Atravessamos a Rua dos Bacalhoeiros e depois o Campo das Cebolas. São oito da noite e há um frenesim de gente nas esplanadas, empregados à porta chamando os transeuntes, quase todos estrangeiros. À frente, cortamos para dentro do labirinto de Alfama e, já com a Sé ao fundo, damos com o restaurante.
Não tivesse sido recomendado e nunca ali pararia. Estamos no olho do furacão do turismo. Lá dentro vemos folclore de cordas e calçada a fingir, selos do Tripadvisor, tradição in your face. Há demasiadas pessoas a comer, empregados demasiado atarefados, a premonição de espera longa e outras baldrocas típicas de sítios típicos.
Sucede que, quando começamos a olhar com atenção, percebemos diferenças. Na cozinha – aberta, luminosa –, vemos lâmpadas de aquecimento da comida na zona de passe, cozinheiros focados e o chef Samuel Mota a empratar e a vigiar a sala, a cabeça como um radar.
Também o serviço é acima da média alfamadense. Há um empregado indicado para falar sobre o vinho, capaz de sintetizar quem é o enólogo do espumante Mural (Paulo Coutinho, “um homem do Douro a fazer um vinho na Bairrada”) e todos sabem explicar o que vendem. O vinho está caro, 6€ o copo, numa garrafa que andará por menos de 8€ no retalho, e tudo está caro, mas temos pelo menos uma carta pensada, com referências fora da caixa, coisa que escasseia na zona e fora da zona.
De resto, nada do que comemos estava abaixo de bom. Estavam boas as bolinhas de pão de chouriço, e bem tratado o pão trigueiro e de milho (broa é que não era). O azeite para molhar, da colheita da família de Samuel, em Porto de Mós, pareceu um galega maduro, mas saboroso.

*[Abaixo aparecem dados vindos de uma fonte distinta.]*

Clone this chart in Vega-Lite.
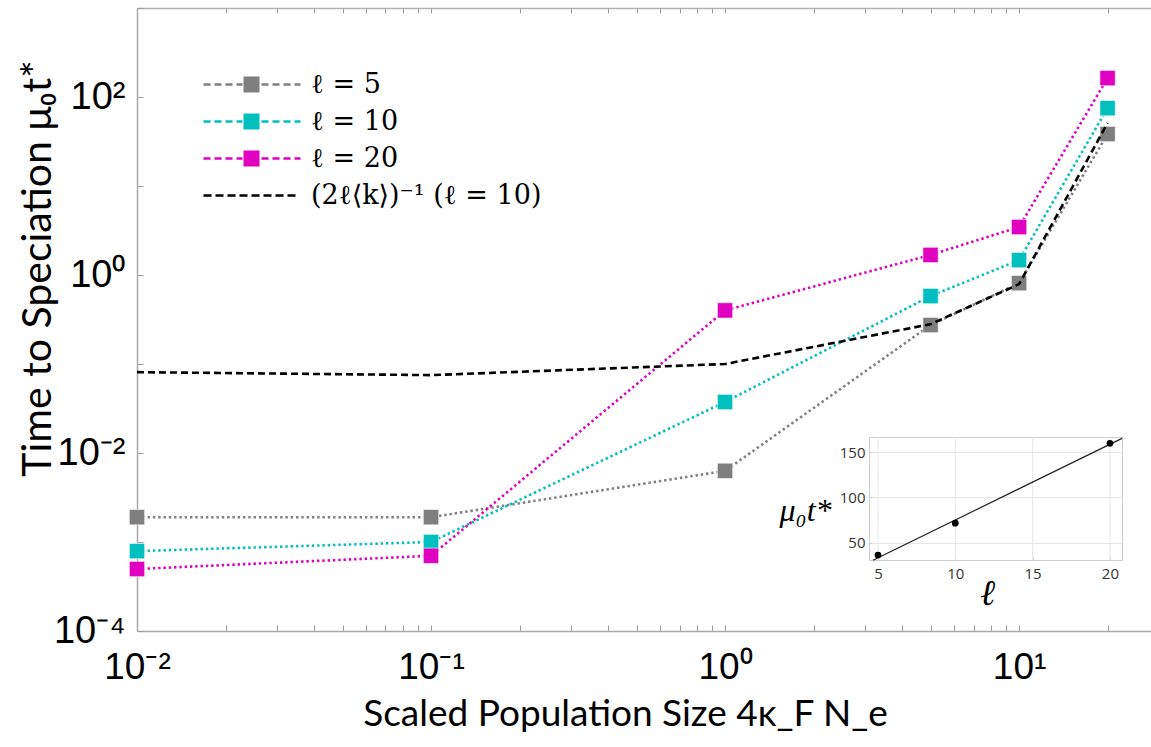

Estava boa também a “tempura” de trouxa de couve, com migas de feijão, ainda que tempura fosse um eufemismo para “frito”.
No campeonato do muito bom, esteve a tosta de fígados de aves com morango e raspas de avelã; e os dois principais provados: belíssima a corvina, húmida, lascada, técnica de fine dining na confecção (o chef trabalhou quatro anos no Belcanto, com duas estrelas Michelin), a acompanhar uma açorda de ovas igualmente afinada e intensa; e, a terminar, o osso de vaca, corte da aba da costela, a desfazer-se, finalizado no carvão, acompanhado de uma tartelete de alho francês e de um puré de aipo sedoso, muito bem feito.
Fechou-se com um pudim abade de Priscos contrastado com gelado cítrico.
Em síntese. A Casa Tradição é um bom embaixador da restauração portuguesa em Alfama. Seria muito fácil e tentador baixar a guarda, mas Samuel Mota é exigente e competente no que faz. A casa tem porventura demasiados twists para a apelidarmos de “tradição”, mas ainda assim é mais portuguesa do que outra coisa.